1. 介绍
MediaPipe是一款由Google开发并开源的数据流处理机器学习应用开发框架。它是一个基于图的数据处理管线,用于构建使用了多种形式的数据源,如视频、音频、传感器数据以及任何时间序列数据。 MediaPipe是跨平台的,可以运行在嵌入式平台(树莓派等),移动设备(iOS和Android),工作站和服务器上,并支持移动端GPU加速。 使用MediaPipe,可以将机器学习任务构建为一个图形的模块表示的数据流管道,可以包括推理模型和流媒体处理功能。
2. 实战
2.1 环境搭建
本项目开发基于Anaconda,Python版本3.8。使用如下指令搭建环境:
conda install -c conda-forge opencv
conda install -c conda-forge ffmpeg
pip install mediapipe
#如果显示没有合适版本的mediapipe,使用如下指令更新pip包
python -m pip install --upgrade pip
2.2 详细步骤
2.2.1 使用CV开启摄像头
import cv2
import mediapipe as mp
import time
#使用openCV加载摄像头,参数为摄像头编号
cap = cv2.VideoCapture(0)
while True:
success, img = cap.read()
cv2.imshow("Image", img)
cv2.waitKey(1)
2.2.2 加载手部检测模块
import cv2
import mediapipe as mp
import time
#使用openCV加载摄像头,参数为摄像头编号
cap = cv2.VideoCapture(0)
#加载手部检测模型
mpHands = mp.solutions.hands
hands = mpHands.Hands() #有默认参数可以不设置。分别为静态图像模式;最大手数量;最小检测自信;最小追踪自信
while True:
success, img = cap.read()
#因为手部检测模型接收RGB,因此需要转换
imgRGB = cv2.cvtColor(img, cv2.COLOR_BGR2RGB)

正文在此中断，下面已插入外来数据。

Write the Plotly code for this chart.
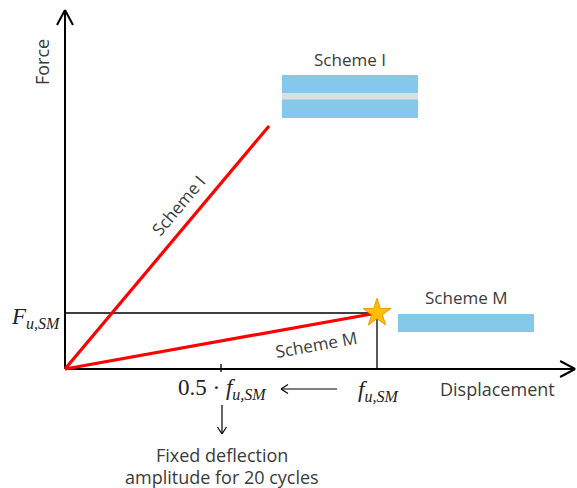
import plotly.graph_objects as go

# ---------------- data (normalised units) ----------------
f_u = 1.0                 # ultimate displacement of Scheme M
F_u = 1.0                 # ultimate force of Scheme M
scheme_m_x = [0.0, 1.0]
scheme_m_y = [0.0, 1.0]
scheme_i_x = [0.0, 0.654]
scheme_i_y = [0.0, 4.34]
fixed_fraction = 0.5      # 0.5 * f_u,SM
axis_x_end = 1.635
axis_y_end = 6.41

# ---------------- layout helpers ----------------
W, H = 577, 488
OX, OY = 65, 369          # origin in pixels
SX, SY = 312.0, 56.0      # pixels per unit
xr = [(0 - OX) / SX, (W - OX) / SX]
yr = [(OY - H) / SY, (OY - 0) / SY]


def X(px):
    return (px - OX) / SX


def Y(py):
    return (OY - py) / SY


def PX(x):
    return OX + x * SX


def PY(y):
    return OY - y * SY


TXT = "#3b3b3b"
SANS = "Open Sans"
SERIF = "Liberation Serif"
RED = "#ff0000"
BLUE = "#86c8ea"

fig = go.Figure()

# helper lines
fig.add_trace(go.Scatter(x=[0, f_u], y=[F_u, F_u], mode="lines",
                         line=dict(color="black", width=1.3), hoverinfo="skip"))
fig.add_trace(go.Scatter(x=[f_u, f_u], y=[0, F_u], mode="lines",
                         line=dict(color="black", width=1.3), hoverinfo="skip"))

# axes
fig.add_trace(go.Scatter(x=[0, axis_x_end], y=[0, 0], mode="lines",
                         line=dict(color="black", width=2), hoverinfo="skip"))
fig.add_trace(go.Scatter(x=[0, 0], y=[0, axis_y_end], mode="lines",
                         line=dict(color="black", width=2), hoverinfo="skip"))

# curves
fig.add_trace(go.Scatter(x=scheme_i_x, y=scheme_i_y, mode="lines",
                         line=dict(color=RED, width=3.2), hoverinfo="skip"))
fig.add_trace(go.Scatter(x=scheme_m_x, y=scheme_m_y, mode="lines",
                         line=dict(color=RED, width=3.2), hoverinfo="skip"))
fig.add_trace(go.Scatter(x=[scheme_m_x[-1]], y=[scheme_m_y[-1]], mode="markers",
                         marker=dict(symbol="star", size=21, color="#ffc000",
                                     line=dict(color="#e89b00", width=1)),
                         hoverinfo="skip"))

shapes = []


def seg(x0, y0, x1, y1, w=1.3, color="black"):
    shapes.append(dict(type="line", xref="x", yref="y", x0=x0, y0=y0, x1=x1, y1=y1,
                       line=dict(color=color, width=w)))


def chevron(tipx, tipy, dx, dy, length, half, w):
    bx, by = tipx - dx * length, tipy - dy * length
    nx, ny = -dy, dx
    seg(X(bx + nx * half), Y(by + ny * half), X(tipx), Y(tipy), w)
    seg(X(bx - nx * half), Y(by - ny * half), X(tipx), Y(tipy), w)


# axis arrow heads
chevron(PX(0), PY(axis_y_end), 0, -1, 15, 8, 2)
chevron(PX(axis_x_end), PY(0), 1, 0, 15, 8, 2)

# tick at 0.5 f_u
tx = fixed_fraction * f_u
seg(tx, Y(364), tx, Y(372), 1.3)

# left arrow between labels
seg(X(281), Y(389), X(337), Y(389), 1.2)
chevron(281, 389, -1, 0, 7, 4.5, 1.2)
# down arrow
seg(X(222), Y(405), X(222), Y(434), 1.2)
chevron(222, 434, 0, 1, 7, 4.5, 1.2)

# legend swatches
shapes.append(dict(type="rect", xref="x", yref="y", x0=X(282), x1=X(418), y0=Y(118), y1=Y(75),
                   fillcolor=BLUE, line=dict(width=0), layer="below"))
shapes.append(dict(type="rect", xref="x", yref="y", x0=X(282), x1=X(418), y0=Y(99.5), y1=Y(93),
                   fillcolor="#dedede", line=dict(width=0), layer="below"))
shapes.append(dict(type="rect", xref="x", yref="y", x0=X(398), x1=X(534), y0=Y(332), y1=Y(314),
                   fillcolor=BLUE, line=dict(width=0), layer="below"))

ann = []


def text(px, py, s, size=15, font=SANS, angle=0, color=TXT):
    ann.append(dict(x=X(px), y=Y(py), xref="x", yref="y", text=s, showarrow=False,
                    textangle=angle, font=dict(family=font, size=size, color=color),
                    xanchor="center", yanchor="middle"))


def it(s, size):
    return "<span style='font-style:italic;font-size:%dpx'>%s</span>" % (size, s)


def sub(s, size):
    return "<sub><span style='font-style:italic;font-size:%dpx'>%s</span></sub>" % (size, s)


text(42, 62, "Force", 18, angle=-90)
text(350, 59, "Scheme I", 17)
text(466, 297, "Scheme M", 17)
text(497, 389, "Displacement", 18)
text(178, 205, "Scheme I", 17, angle=-50)
text(316, 344, "Scheme M", 17, angle=-10)
text(222, 455, "Fixed deflection", 18)
text(222, 477, "amplitude for 20 cycles", 18)
text(36, 318, it("F", 23) + sub("u,SM", 16), 23, font=SERIF, color="#222")
text(222, 389, "0.5 · " + it("f", 23) + sub("u,SM", 16), 23, font=SERIF, color="#222")
text(378, 391, it("f", 23) + sub("u,SM", 16), 23, font=SERIF, color="#222")

fig.update_layout(
    width=W, height=H, margin=dict(l=0, r=0, t=0, b=0),
    plot_bgcolor="white", paper_bgcolor="white", showlegend=False,
    xaxis=dict(range=xr, visible=False, fixedrange=True),
    yaxis=dict(range=yr, visible=False, fixedrange=True),
    shapes=shapes, annotations=ann,
)

fig.write_html("out.html", config={"displayModeBar": False},
               post_script="document.body.style.margin='0';document.body.style.padding='0';"
                           "document.body.style.overflow='hidden';")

results = hands.process(imgRGB)
cv2.imshow("Image", img)
cv2.waitKey(1)
2.2.3 显示特征点与连接线
results.multi_hand_landmarks返回的landmarks(以下简称handLms)结构如下:
id,即每个handLms的编号(因为有21个,因此每一次识别会返回编号0-20各一次)

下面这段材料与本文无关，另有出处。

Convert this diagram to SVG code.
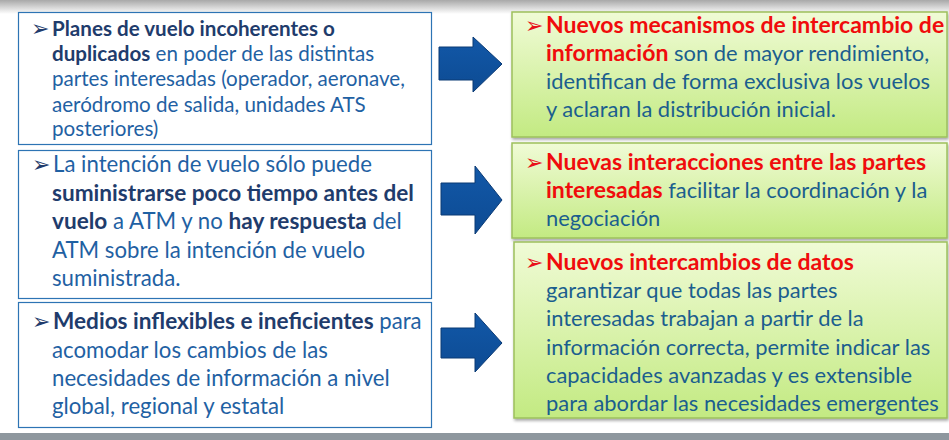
<svg xmlns="http://www.w3.org/2000/svg" width="949" height="440" viewBox="0 0 949 440">
<defs>
<linearGradient id="topband" x1="0" y1="0" x2="0" y2="1">
<stop offset="0" stop-color="#a8a8a8"/>
<stop offset="1" stop-color="#ffffff"/>
</linearGradient>
<linearGradient id="green" x1="0" y1="0" x2="0" y2="1">
<stop offset="0" stop-color="#f0fbd6"/>
<stop offset="1" stop-color="#c3ea82"/>
</linearGradient>
<linearGradient id="arrowfill" x1="0" y1="0" x2="0" y2="1">
<stop offset="0" stop-color="#1258a8"/>
<stop offset="1" stop-color="#0d4b93"/>
</linearGradient>
<filter id="shadow" x="-5%" y="-5%" width="110%" height="115%">
<feDropShadow dx="1" dy="2" stdDeviation="1.5" flood-color="#000" flood-opacity="0.35"/>
</filter>
</defs>
<style>
text { font-family: Lato, "Open Sans", "DejaVu Sans", sans-serif; }
.lbox { fill: #ffffff; stroke: #2d74b4; stroke-width: 1.2; }
.gbox { fill: url(#green); stroke: #9dc05c; stroke-width: 1.5; filter: url(#shadow); }
.arrow { fill: url(#arrowfill); stroke: #0a3a75; stroke-width: 1; }
.lt { font-size: 22.2px; fill: #1f61a3; }
.lt1 { font-size: 20.6px; fill: #1f61a3; }
.nb { font-weight: bold; fill: #1f3c6c; }
.lt .nb { font-size: 22.6px; }
.rt { font-size: 21.9px; fill: #1b5e8e; }
.rb { font-weight: bold; fill: #f00c0c; font-size: 23px; }
.bl { font-family: "DejaVu Sans", sans-serif; fill: #1f3c6c; font-size: 22px; }
.br { font-family: "DejaVu Sans", sans-serif; fill: #e8101a; font-size: 22px; }
</style>
<rect x="0" y="0" width="949" height="14" fill="url(#topband)"/>
<rect x="0" y="433" width="949" height="7" fill="#8e979e"/>

<g id="left1">
<rect class="lbox" x="18.5" y="12.5" width="413" height="132"/>
<text class="lt1"><tspan class="bl" x="31" y="36" font-size="19px">➢</tspan><tspan class="nb" x="52" y="36">Planes de vuelo incoherentes o</tspan>
<tspan class="nb" x="52" y="61">duplicados</tspan><tspan> en poder de las distintas</tspan>
<tspan x="52" y="86">partes interesadas (operador, aeronave,</tspan>
<tspan x="52" y="112">aeródromo de salida, unidades ATS</tspan>
<tspan x="52" y="136">posteriores)</tspan></text>
</g>

<g id="left2">
<rect class="lbox" x="18.5" y="150.5" width="413" height="148"/>
<text class="lt"><tspan class="bl" x="32" y="172">➢</tspan><tspan x="53" y="172">La intención de vuelo sólo puede</tspan>
<tspan class="nb" x="52" y="201">suministrarse poco tiempo antes del</tspan>
<tspan class="nb" x="52" y="229">vuelo</tspan><tspan> a ATM y no </tspan><tspan class="nb">hay respuesta</tspan><tspan> del</tspan>
<tspan x="52" y="258">ATM sobre la intención de vuelo</tspan>
<tspan x="52" y="286">suministrada.</tspan></text>
</g>

<g id="left3">
<rect class="lbox" x="18.5" y="302.5" width="413" height="125"/>
<text class="lt"><tspan class="bl" x="32" y="329">➢</tspan><tspan class="nb" x="53" y="329">Medios inflexibles e ineficientes</tspan><tspan> para</tspan>
<tspan x="52" y="358">acomodar los cambios de las</tspan>
<tspan x="52" y="386">necesidades de información a nivel</tspan>
<tspan x="52" y="414">global, regional y estatal</tspan></text>
</g>

<g id="right1">
<rect class="gbox" x="512" y="12" width="435" height="125"/>
<text class="rt"><tspan class="br" x="525" y="33">➢</tspan><tspan class="rb" x="546" y="33">Nuevos mecanismos de intercambio de</tspan>
<tspan class="rb" x="546" y="61">información</tspan><tspan> son de mayor rendimiento,</tspan>
<tspan x="546" y="89">identifican de forma exclusiva los vuelos</tspan>
<tspan x="546" y="117">y aclaran la distribución inicial.</tspan></text>
</g>

<g id="right2">
<rect class="gbox" x="512" y="143" width="435" height="95"/>
<text class="rt"><tspan class="br" x="525" y="170">➢</tspan><tspan class="rb" x="546" y="170">Nuevas interacciones entre las partes</tspan>
<tspan class="rb" x="546" y="198">interesadas</tspan><tspan> facilitar la coordinación y la</tspan>
<tspan x="546" y="226">negociación</tspan></text>
</g>

<g id="right3">
<rect class="gbox" x="514" y="242" width="433" height="176"/>
<text class="rt"><tspan class="br" x="525" y="270">➢</tspan><tspan class="rb" x="546" y="270">Nuevos intercambios de datos</tspan>
<tspan x="546" y="298">garantizar que todas las partes</tspan>
<tspan x="546" y="326">interesadas trabajan a partir de la</tspan>
<tspan x="546" y="355">información correcta, permite indicar las</tspan>
<tspan x="546" y="383">capacidades avanzadas y es extensible</tspan>
<tspan x="546" y="411">para abordar las necesidades emergentes</tspan></text>
</g>

<g id="connectors">
<polygon class="arrow" points="439,47 473,47 473,37 502,64 473,92 473,80 439,80"/>
<polygon class="arrow" points="441,183 475,183 475,166 502,200 475,234 475,215 441,215"/>
<polygon class="arrow" points="441,328 475,328 475,313 502,343 475,372 475,358 441,358"/>
</g>
</svg>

x,y,z的坐标。其中x,y的坐标是以比例的形式返回的。需要乘以长和宽才能以坐标的形式表现。
import cv2
import mediapipe as mp
import time
#使用openCV加载摄像头,参数为摄像头编号
cap = cv2.VideoCapture(0)
#加载手部检测模型
mpHands = mp.solutions.hands
hands = mpHands.Hands() #有默认参数可以不设置。分别为静态图像模式;最大手数量;最小检测自信;最小追踪自信
mpDraw = mp.solutions.drawing_utils #m加载ediapipe自带的绘制方法
while True:
success, img = cap.read()
#因为手部检测模型接收RGB,因此需要转换
imgRGB = cv2.cvtColor(img, cv2.COLOR_BGR2RGB)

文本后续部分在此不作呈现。